From a mechanistic standpoint, the continued failure of alkylmetallics is inherent to the high energy

intermediates associated with a traditional transmetalation. To overcome this problem, we

have pioneered an alternate, single-electron pathway involving 1) initial oxidation of an

alkylmetallic reagent, 2) oxidative alkyl radical capture at a metal center, and 3) subsequent

reduction of the metal center to return its initial oxidation state. This series of steps constitutes a

formal transmetalation that avoids the energy-demanding steps that plague a traditional anionic

approach. Under this enabling paradigm, a host of alkyl precursors (alkyl-trifluoroborates and -

silicates) have been generally used in cross-coupling for the first time.

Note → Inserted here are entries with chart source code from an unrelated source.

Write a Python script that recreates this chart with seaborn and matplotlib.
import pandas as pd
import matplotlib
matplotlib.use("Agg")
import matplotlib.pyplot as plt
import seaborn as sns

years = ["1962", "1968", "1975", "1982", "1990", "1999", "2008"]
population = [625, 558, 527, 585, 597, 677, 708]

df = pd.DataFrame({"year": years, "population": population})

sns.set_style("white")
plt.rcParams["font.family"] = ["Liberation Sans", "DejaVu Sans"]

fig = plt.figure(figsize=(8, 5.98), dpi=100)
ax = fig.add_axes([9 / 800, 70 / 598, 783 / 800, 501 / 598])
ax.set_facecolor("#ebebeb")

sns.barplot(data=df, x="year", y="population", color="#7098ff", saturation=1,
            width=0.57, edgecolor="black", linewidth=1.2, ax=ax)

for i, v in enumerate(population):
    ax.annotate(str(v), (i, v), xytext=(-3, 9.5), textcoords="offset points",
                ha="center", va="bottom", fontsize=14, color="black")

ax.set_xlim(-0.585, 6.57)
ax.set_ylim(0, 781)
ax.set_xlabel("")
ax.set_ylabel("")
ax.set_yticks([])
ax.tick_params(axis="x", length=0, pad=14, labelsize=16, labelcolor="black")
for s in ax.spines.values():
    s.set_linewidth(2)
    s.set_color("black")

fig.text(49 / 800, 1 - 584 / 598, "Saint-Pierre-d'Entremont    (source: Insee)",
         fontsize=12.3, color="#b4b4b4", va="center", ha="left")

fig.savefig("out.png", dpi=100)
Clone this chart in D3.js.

In summary, the synergistic use of an Ir photoredox catalyst and a Ni cross-coupling catalyst

to mediate the cross-coupling of (hetero)aryl bromides with diverse alkyl radical precursors will be

discussed. Methods for coupling various trifluoroborate classes (α-alkoxy, α-trifluoromethyl,

secondary and tertiary alkyl) will be covered, focusing on their complementarity to traditional

protocols. Finally, a discussion of novel silicate radical precursors and their advantages in a single-electron

transmetalation regime will be included.